Kedua, dengan lambatnya arus dan sedimentasi itu, sampah
organik akan terkumpul di hilir sungai.
“Sehingga perairan busuk, sekarang saja di hilir sungai di
utara Jakarta sudah bau,” katanya.
Ketiga, tak hanya sampah organik, logam berat hasil limbah
industri akan terakumulasi di hilir sungai.
Dengan ketiga dampak itu, masyarakat Jakarta akan kena
tulahnya, terutama masyarakat pesisir.
Sejak lama masyarakat pesisir yang berprofesi nelayan
berteriak soal hilangnya daerah tangkapan dan menurunnya jumlah penghasilan.
Reklamasi di Teluk Jakarta sebetulnya bukan kali pertama
terjadi. Pada 1980-an, PT Harapan Indah mereklamasi sekitar 400 meter kawasan
Pantai Pluit untuk membangun perumahan mewah Pantai Mutiara.

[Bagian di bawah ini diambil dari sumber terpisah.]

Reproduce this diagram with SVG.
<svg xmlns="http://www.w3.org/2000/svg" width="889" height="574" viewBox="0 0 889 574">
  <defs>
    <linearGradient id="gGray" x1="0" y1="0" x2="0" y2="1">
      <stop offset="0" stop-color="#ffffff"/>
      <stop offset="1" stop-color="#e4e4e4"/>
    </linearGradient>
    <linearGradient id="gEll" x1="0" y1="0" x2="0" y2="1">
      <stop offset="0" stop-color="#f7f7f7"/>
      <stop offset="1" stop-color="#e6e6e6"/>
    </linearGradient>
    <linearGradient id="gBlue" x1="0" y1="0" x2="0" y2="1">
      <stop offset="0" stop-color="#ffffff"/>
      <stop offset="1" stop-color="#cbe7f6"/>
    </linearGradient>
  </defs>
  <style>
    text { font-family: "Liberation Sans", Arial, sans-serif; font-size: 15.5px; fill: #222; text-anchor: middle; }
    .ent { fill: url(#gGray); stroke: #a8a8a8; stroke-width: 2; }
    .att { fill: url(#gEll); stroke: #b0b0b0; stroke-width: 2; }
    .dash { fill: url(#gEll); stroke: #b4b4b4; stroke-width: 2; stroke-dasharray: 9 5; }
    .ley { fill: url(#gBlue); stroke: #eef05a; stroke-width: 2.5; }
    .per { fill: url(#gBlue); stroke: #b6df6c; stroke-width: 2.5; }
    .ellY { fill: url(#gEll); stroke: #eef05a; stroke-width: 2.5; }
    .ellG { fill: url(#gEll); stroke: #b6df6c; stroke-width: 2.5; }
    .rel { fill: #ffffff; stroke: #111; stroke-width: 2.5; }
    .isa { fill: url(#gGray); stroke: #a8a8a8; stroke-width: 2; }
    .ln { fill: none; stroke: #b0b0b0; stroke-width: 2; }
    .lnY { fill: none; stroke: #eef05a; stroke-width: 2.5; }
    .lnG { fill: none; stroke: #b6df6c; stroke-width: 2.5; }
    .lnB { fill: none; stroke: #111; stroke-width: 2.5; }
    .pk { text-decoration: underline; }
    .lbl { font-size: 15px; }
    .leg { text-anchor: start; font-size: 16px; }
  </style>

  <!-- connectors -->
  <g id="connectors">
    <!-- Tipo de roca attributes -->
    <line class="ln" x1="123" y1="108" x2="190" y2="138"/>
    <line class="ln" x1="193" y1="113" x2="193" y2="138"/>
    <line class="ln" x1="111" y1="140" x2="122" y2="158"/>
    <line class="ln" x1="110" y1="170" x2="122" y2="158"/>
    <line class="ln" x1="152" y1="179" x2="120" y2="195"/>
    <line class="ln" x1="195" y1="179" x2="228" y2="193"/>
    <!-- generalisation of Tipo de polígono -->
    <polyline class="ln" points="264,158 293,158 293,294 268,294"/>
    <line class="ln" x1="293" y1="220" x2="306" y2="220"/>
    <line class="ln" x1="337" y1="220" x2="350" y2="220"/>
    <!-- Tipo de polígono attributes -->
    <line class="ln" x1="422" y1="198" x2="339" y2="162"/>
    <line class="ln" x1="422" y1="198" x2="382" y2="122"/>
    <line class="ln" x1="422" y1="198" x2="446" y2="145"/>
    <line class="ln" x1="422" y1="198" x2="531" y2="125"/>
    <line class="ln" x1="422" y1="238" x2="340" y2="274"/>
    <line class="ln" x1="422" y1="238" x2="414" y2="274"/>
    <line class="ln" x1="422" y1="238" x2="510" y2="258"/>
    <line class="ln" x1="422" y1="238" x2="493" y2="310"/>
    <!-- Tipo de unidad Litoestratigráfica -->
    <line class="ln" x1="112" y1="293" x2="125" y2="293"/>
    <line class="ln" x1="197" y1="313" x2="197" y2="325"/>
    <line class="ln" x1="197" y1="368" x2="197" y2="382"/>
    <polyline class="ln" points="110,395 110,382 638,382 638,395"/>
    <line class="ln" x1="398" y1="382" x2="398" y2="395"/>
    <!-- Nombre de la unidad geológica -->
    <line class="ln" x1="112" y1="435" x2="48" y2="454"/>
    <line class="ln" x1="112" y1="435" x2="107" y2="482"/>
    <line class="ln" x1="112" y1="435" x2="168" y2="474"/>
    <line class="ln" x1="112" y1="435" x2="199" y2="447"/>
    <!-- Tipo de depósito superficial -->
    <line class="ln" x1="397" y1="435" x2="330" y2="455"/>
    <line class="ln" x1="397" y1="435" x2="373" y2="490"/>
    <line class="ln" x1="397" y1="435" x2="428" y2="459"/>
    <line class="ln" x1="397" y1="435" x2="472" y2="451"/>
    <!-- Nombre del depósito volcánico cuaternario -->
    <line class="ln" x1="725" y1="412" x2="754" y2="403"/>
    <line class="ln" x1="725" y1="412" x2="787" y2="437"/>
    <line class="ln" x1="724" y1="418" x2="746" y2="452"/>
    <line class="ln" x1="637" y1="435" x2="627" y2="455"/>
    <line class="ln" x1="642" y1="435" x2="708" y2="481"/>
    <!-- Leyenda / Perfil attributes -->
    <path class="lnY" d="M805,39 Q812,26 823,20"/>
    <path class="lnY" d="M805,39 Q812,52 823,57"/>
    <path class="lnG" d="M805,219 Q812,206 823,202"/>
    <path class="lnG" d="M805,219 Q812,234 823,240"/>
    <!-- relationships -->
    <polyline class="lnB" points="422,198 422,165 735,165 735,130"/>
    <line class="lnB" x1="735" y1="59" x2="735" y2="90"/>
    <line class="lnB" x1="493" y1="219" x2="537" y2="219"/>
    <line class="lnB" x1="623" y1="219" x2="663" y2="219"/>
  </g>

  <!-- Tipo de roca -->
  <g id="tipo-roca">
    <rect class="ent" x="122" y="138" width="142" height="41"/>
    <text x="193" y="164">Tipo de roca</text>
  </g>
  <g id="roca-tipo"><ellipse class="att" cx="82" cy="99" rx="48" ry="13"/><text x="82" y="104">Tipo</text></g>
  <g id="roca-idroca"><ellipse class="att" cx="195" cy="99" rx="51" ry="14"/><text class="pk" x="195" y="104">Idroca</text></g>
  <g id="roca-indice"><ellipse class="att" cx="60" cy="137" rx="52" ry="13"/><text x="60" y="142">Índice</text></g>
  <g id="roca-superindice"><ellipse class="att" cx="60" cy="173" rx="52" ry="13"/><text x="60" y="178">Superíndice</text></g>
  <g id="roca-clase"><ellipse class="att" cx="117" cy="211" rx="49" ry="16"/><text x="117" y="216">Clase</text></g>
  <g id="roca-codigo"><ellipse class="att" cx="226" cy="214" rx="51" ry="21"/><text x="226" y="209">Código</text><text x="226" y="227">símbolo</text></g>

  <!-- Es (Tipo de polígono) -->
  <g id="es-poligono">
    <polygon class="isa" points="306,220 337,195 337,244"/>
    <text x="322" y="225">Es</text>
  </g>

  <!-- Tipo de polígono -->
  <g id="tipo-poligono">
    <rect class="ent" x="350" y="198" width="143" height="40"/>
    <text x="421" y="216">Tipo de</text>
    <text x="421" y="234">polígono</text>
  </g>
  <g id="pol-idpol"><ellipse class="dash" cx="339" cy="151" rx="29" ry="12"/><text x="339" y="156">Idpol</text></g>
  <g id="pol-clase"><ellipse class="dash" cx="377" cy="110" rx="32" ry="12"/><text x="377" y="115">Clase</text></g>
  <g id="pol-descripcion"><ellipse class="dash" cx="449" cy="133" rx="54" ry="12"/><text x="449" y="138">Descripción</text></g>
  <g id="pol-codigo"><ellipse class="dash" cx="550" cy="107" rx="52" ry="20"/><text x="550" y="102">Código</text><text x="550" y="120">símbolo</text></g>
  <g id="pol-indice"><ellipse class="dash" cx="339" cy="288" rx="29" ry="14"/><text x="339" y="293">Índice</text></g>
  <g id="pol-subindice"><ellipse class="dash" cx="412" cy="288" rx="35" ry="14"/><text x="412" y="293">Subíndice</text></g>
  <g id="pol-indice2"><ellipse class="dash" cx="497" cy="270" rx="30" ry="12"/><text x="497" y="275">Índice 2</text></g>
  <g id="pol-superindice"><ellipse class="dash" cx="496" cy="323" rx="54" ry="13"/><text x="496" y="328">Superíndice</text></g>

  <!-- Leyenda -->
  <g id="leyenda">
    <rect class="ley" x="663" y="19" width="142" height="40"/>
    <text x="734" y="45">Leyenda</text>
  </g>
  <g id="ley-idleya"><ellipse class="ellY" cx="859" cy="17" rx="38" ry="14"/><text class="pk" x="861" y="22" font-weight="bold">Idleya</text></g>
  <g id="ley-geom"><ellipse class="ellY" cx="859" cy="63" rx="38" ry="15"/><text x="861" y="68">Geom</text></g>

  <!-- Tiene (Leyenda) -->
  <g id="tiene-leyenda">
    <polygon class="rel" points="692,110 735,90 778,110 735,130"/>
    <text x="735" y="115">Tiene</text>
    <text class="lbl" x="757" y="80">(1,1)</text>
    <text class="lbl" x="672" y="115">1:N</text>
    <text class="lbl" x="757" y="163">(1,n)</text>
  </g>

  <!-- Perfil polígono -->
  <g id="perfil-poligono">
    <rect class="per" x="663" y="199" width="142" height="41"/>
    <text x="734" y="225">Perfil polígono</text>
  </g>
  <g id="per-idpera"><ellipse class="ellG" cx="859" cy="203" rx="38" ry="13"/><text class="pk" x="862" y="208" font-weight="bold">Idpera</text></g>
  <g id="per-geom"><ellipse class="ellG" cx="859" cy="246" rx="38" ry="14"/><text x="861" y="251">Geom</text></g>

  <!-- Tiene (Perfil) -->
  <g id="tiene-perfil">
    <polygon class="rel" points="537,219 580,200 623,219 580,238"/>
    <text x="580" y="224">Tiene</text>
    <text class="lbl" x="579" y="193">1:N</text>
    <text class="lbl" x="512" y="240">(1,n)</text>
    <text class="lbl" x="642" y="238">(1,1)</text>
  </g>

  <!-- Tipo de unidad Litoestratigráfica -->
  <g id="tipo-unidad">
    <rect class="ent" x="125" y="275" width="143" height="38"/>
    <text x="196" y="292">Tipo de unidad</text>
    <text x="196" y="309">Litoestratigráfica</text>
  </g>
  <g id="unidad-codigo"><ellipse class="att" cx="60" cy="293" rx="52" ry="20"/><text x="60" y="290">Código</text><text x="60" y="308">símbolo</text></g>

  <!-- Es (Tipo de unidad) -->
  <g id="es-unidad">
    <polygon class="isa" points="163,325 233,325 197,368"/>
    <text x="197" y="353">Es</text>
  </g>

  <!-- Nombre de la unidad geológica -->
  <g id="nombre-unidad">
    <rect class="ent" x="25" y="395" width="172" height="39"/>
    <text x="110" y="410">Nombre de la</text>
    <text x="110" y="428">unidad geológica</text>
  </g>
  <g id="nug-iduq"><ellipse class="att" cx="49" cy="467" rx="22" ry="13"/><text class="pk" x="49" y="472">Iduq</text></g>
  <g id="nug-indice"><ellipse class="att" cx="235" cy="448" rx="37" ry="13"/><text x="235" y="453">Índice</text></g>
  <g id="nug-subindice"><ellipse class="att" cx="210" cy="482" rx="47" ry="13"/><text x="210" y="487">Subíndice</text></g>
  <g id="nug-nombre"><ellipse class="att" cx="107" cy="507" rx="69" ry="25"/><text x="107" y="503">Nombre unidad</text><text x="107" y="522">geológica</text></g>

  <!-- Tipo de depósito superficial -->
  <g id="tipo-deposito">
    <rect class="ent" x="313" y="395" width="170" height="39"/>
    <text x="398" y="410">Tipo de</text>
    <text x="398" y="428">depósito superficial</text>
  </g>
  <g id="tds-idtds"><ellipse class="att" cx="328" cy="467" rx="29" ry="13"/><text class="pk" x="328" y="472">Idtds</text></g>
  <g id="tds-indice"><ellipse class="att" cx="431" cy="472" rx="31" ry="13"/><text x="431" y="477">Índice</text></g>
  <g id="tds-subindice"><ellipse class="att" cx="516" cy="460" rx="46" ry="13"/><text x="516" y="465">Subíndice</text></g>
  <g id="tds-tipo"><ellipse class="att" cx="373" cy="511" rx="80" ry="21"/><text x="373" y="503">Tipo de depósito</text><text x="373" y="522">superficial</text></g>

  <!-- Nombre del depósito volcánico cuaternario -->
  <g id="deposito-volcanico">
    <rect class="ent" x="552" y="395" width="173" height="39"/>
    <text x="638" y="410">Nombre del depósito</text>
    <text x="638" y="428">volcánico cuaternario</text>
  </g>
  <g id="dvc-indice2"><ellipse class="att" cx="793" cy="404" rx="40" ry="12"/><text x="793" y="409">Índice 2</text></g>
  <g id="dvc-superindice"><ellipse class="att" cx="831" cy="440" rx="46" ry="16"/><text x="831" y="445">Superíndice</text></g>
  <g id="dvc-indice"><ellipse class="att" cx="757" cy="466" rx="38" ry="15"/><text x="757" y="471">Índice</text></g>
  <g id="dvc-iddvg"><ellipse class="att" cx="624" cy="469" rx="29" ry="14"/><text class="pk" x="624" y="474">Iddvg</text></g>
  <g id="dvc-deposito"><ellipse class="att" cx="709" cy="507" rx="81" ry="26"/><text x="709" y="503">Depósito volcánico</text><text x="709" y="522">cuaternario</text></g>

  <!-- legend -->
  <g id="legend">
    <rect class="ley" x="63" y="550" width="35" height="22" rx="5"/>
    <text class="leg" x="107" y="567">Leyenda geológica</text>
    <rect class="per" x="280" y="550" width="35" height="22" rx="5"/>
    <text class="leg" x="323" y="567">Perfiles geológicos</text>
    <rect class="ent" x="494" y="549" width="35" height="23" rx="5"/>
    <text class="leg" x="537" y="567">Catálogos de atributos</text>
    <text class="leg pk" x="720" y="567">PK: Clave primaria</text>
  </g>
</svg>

Pada 1081, PT Pembangunan Jaya Ancol mereklamasi sebelah utara
kawasan Ancol untuk rekreasi dan industri.
Tahun 1990-an, hutan bakau Kapuk dialih fungsikan menjadi
pemukiman mewah Pantai Indah Kapuk.
Sementara tahun 1995, reklamasi di Teluk Jakarta kembali
dilakukan untuk membangun industri Kawasan Berikat Marunda.
Keempat reklamasi itu menuai perdebatan, sejumlah pihak
mengatakan reklamasi ini mengganggu system PLTU Muara Karang.
“Cuma pada jaman itu kebebasan berekspresi tak seperti
sekarang. Tak ada yang berani bersuara kencang,” kata Alan.
Peraturan Presiden Nomor 122 tahun 2012 tentang Reklamasi di
Wilayah Pesisir dan Pulau-pulau Kecil mengatur dengan jelas bahwa reklamasi
harus terintegrasi dengan tata ruang dan KLHS.
Meski juga Keputusan Presiden nomor 52 tahun 1995 tentang
Reklamasi Pantai Utara Jakarta Pasal 4 menyebutkan wewenang dan tanggung jawab
reklamasi Pantura berada pada Gubernur DKI.
Toh, reklamasi yang dikonsep sejak jaman Soeharto sudah
terjadi. Setidaknya, kata Alan, pemerintah membuat kajian alternatif yang bisa
menghasilkan jalan tengah dan tidak merugikan dari segi keadilan sosial,
lingkungan, maupun ekonomi.
“Misalnya desainnya dirubah, yang lebih ramah lingkungan. Atau
diukur maksimal berapa pulau atau berapa hektar yang dianggap layak dilakukan.
Tapi itu kembali ke niat baik pemerintah.,” katanya.